**Available data**
- - -

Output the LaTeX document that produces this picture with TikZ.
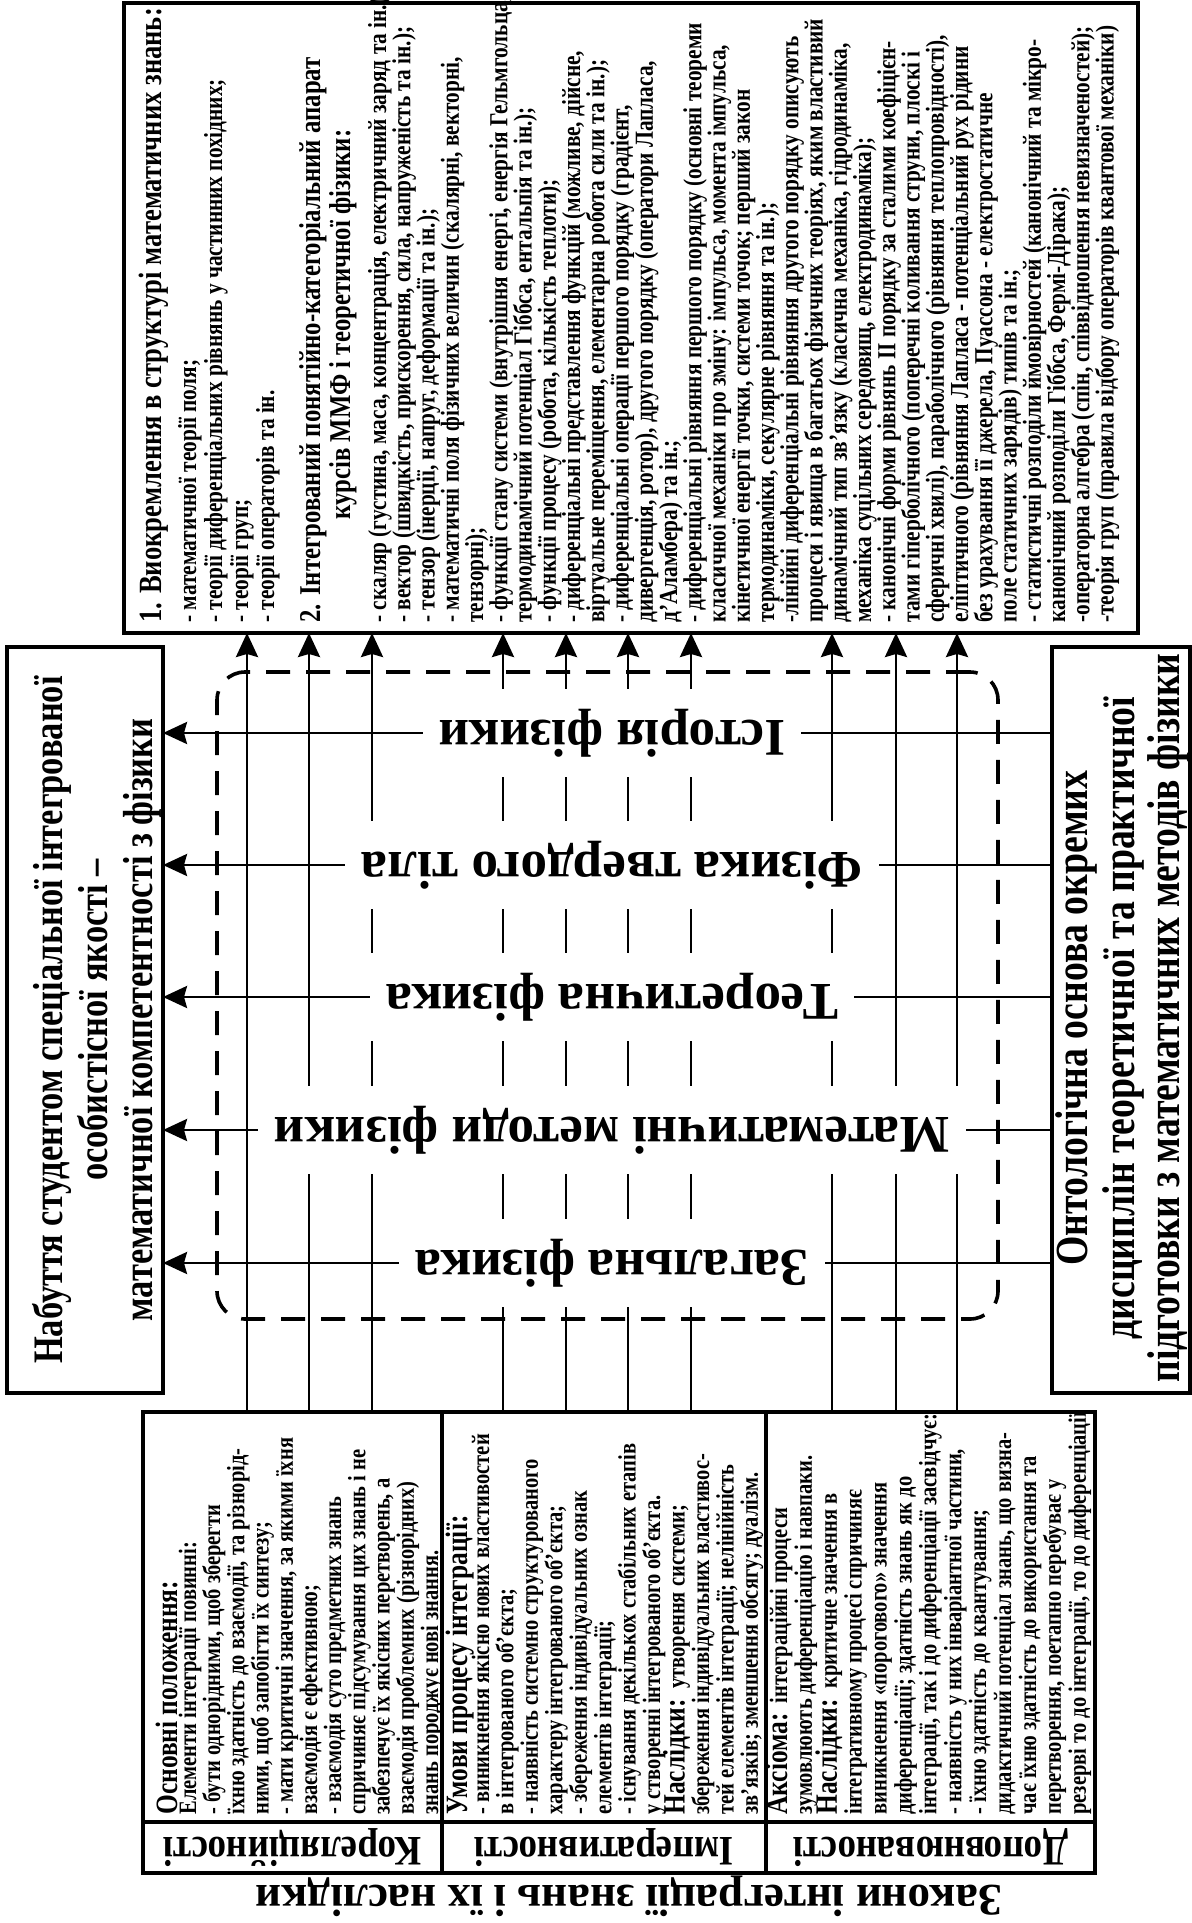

- - -

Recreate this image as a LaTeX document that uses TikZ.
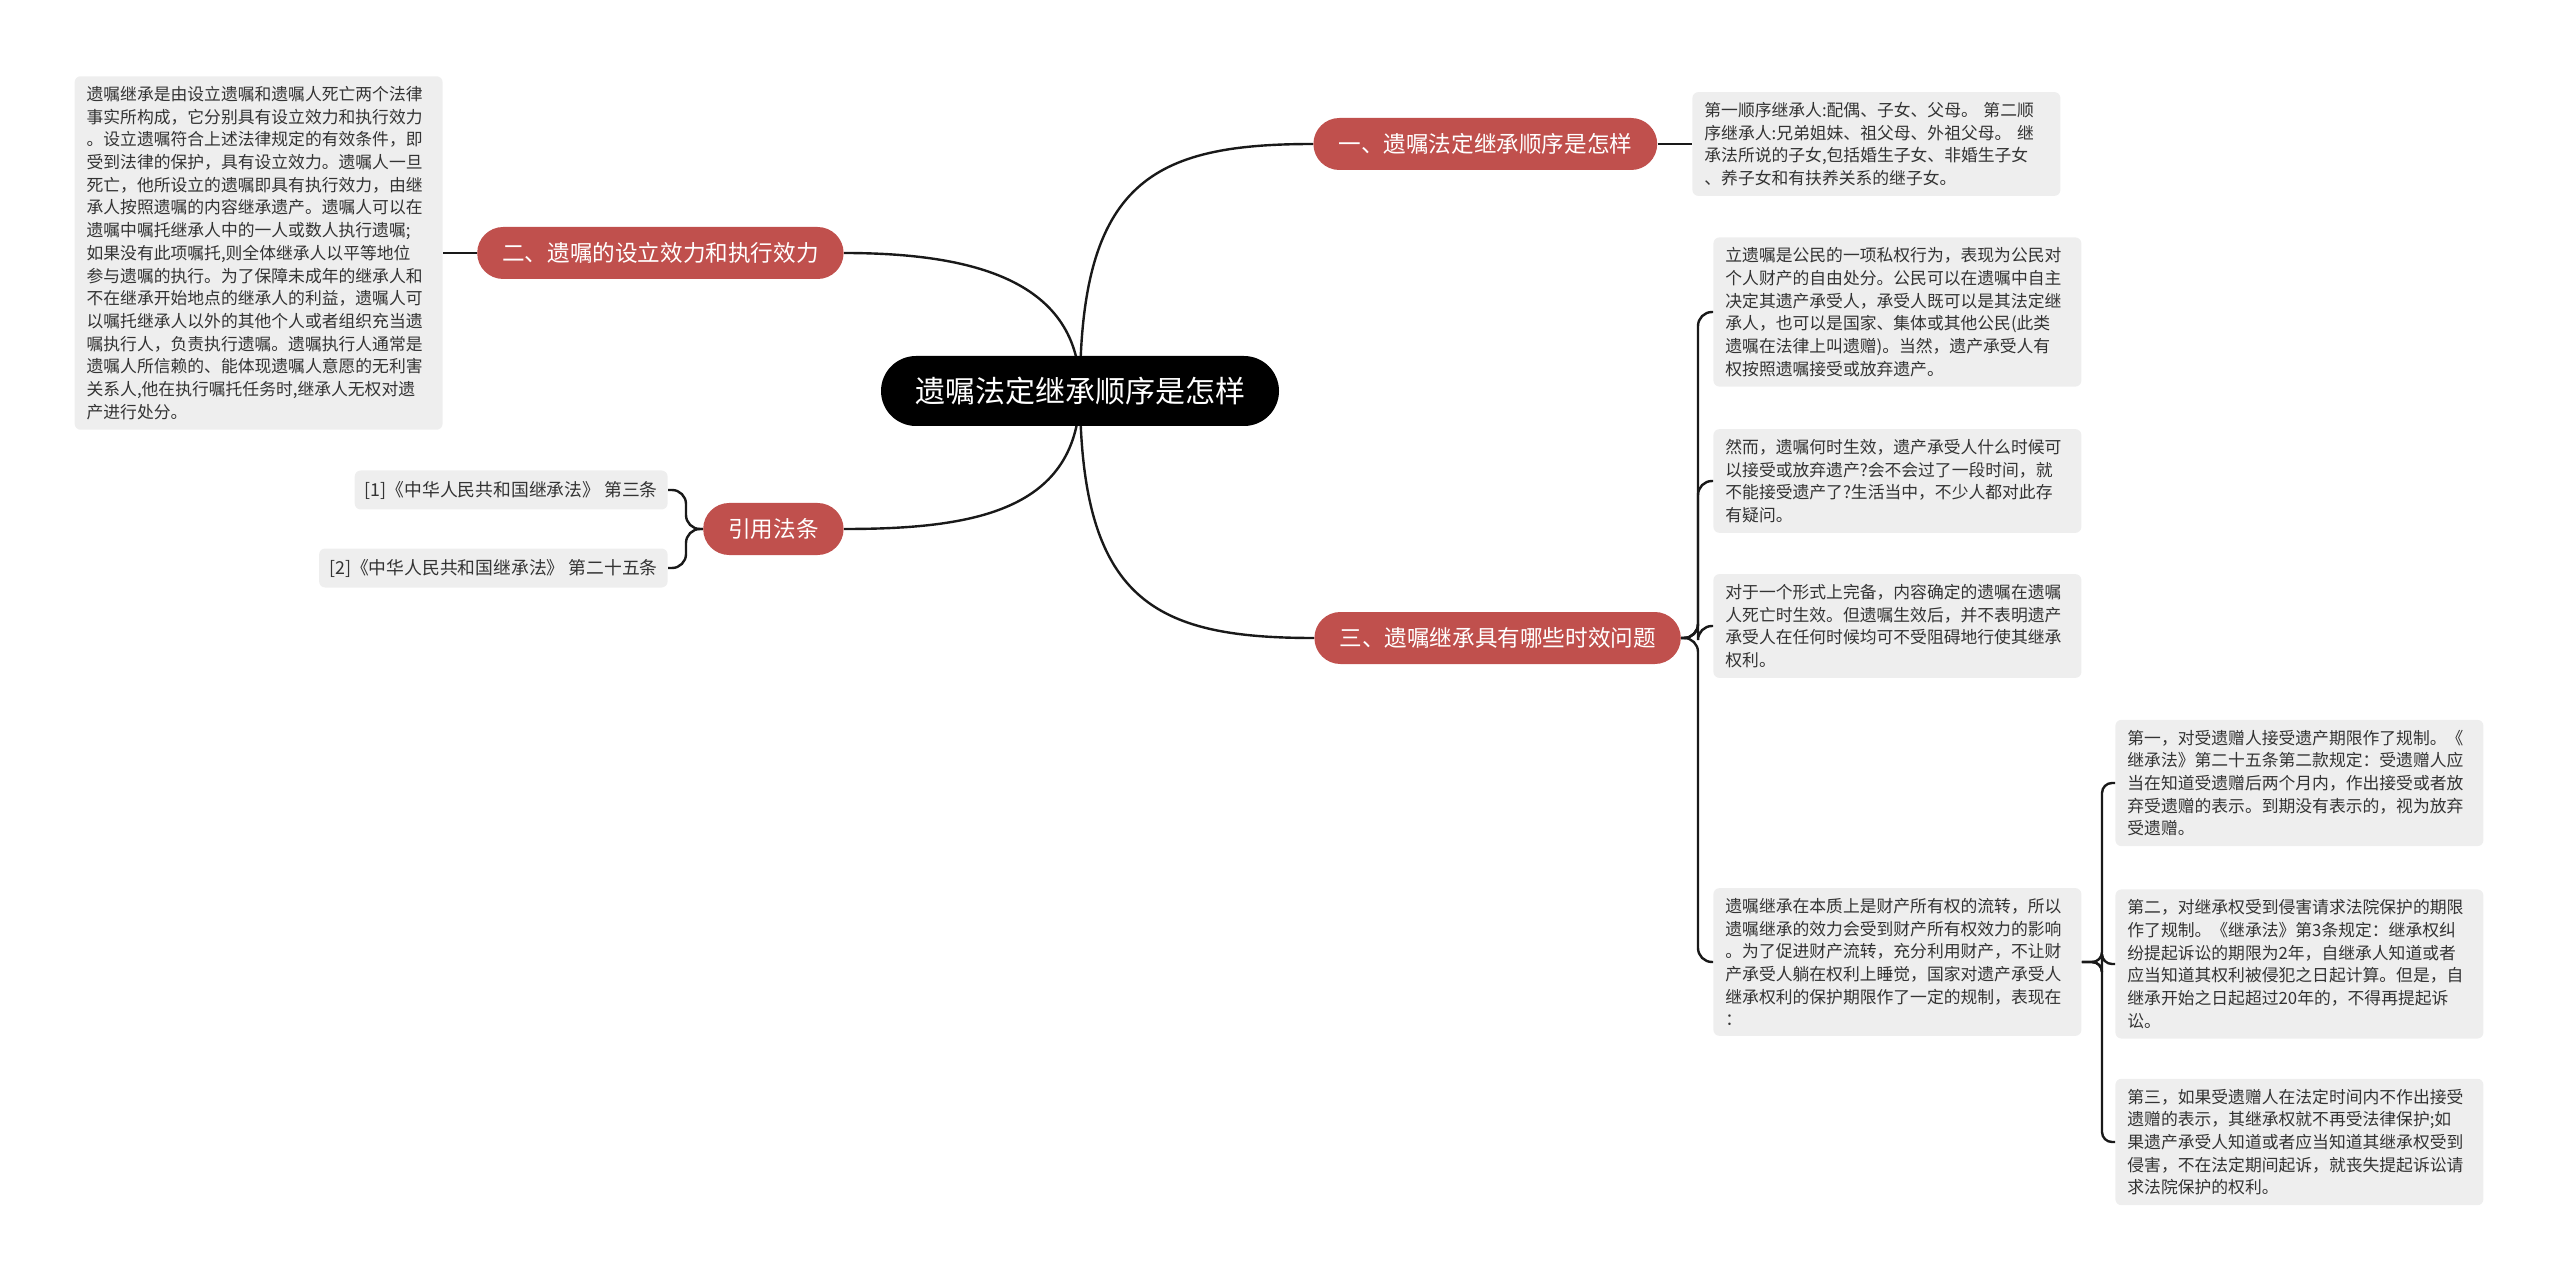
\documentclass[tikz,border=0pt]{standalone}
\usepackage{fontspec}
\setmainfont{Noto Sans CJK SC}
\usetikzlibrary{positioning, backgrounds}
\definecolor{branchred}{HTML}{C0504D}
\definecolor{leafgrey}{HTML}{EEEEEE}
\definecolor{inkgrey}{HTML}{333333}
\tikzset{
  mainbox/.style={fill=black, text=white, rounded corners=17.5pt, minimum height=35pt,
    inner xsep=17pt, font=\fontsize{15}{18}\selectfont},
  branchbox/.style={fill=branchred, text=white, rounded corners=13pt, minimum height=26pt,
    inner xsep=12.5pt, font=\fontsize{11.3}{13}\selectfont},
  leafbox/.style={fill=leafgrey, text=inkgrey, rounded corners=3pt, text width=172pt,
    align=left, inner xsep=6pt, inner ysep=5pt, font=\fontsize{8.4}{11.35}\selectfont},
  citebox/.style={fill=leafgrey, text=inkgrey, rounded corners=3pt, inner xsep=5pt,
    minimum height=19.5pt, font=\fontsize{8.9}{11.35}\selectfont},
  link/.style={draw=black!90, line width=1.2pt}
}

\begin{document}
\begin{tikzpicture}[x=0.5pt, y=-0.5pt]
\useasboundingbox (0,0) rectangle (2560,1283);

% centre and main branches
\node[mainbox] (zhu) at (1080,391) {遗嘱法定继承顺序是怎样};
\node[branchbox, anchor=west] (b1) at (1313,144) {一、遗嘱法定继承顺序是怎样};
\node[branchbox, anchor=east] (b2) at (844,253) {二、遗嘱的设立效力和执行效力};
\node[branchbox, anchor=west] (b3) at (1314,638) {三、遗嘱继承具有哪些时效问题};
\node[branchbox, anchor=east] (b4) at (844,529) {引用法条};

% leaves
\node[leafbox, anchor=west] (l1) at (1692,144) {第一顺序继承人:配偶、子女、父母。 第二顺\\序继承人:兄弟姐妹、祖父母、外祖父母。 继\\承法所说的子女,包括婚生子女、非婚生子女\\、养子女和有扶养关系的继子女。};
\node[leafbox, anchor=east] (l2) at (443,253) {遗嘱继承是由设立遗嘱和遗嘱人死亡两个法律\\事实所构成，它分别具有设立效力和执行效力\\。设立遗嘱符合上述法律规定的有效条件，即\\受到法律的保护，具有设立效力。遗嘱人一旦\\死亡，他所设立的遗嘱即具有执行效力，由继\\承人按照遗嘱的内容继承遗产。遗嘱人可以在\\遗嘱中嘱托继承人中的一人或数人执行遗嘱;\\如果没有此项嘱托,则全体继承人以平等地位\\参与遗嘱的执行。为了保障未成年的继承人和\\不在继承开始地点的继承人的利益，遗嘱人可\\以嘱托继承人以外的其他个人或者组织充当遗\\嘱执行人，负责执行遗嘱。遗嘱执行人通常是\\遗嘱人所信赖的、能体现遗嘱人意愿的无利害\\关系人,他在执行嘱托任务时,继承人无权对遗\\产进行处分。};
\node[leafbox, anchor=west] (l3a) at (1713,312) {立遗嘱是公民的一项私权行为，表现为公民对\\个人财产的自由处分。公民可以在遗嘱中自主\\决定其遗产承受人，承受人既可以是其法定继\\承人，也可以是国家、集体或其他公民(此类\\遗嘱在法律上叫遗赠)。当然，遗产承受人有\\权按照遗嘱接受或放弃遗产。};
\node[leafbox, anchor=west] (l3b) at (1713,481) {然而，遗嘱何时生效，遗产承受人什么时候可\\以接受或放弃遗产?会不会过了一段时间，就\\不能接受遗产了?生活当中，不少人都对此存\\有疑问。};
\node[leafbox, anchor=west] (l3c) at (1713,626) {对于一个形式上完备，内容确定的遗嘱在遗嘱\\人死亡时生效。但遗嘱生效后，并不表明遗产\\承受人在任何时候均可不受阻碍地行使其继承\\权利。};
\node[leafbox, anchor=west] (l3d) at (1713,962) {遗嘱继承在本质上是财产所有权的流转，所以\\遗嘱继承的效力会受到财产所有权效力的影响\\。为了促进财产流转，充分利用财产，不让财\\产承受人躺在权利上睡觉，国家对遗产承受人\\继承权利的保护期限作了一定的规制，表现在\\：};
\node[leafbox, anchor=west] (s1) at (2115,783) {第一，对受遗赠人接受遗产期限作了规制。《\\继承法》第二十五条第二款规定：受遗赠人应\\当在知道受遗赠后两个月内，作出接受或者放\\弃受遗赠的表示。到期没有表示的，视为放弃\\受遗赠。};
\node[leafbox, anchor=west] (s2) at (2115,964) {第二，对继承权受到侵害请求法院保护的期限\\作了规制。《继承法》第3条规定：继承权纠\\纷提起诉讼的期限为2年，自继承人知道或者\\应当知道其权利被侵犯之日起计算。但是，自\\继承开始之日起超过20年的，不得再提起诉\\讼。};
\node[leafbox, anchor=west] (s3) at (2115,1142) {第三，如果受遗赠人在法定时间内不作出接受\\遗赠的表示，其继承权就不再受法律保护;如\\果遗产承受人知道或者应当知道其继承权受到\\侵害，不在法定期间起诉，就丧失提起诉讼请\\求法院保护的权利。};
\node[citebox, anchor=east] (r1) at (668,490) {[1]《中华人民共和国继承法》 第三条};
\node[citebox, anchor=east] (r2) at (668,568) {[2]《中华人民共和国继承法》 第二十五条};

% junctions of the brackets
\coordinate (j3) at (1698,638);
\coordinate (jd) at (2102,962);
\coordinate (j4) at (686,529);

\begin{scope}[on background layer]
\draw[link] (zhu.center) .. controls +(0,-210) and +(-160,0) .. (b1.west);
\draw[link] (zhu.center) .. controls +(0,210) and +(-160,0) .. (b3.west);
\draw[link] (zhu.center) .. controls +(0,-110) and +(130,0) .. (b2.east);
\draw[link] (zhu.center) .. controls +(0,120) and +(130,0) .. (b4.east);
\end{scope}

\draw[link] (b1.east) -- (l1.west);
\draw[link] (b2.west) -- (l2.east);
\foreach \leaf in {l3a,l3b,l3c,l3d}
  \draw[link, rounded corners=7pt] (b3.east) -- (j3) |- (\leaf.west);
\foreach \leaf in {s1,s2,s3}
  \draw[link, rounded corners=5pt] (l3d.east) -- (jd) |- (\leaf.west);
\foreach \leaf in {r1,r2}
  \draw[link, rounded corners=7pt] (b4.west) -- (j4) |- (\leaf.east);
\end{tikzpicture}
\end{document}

- - -

**Direction**
Tally how many lines of the records hold the word "that". Answer with the number only.

**Answer for the task**
2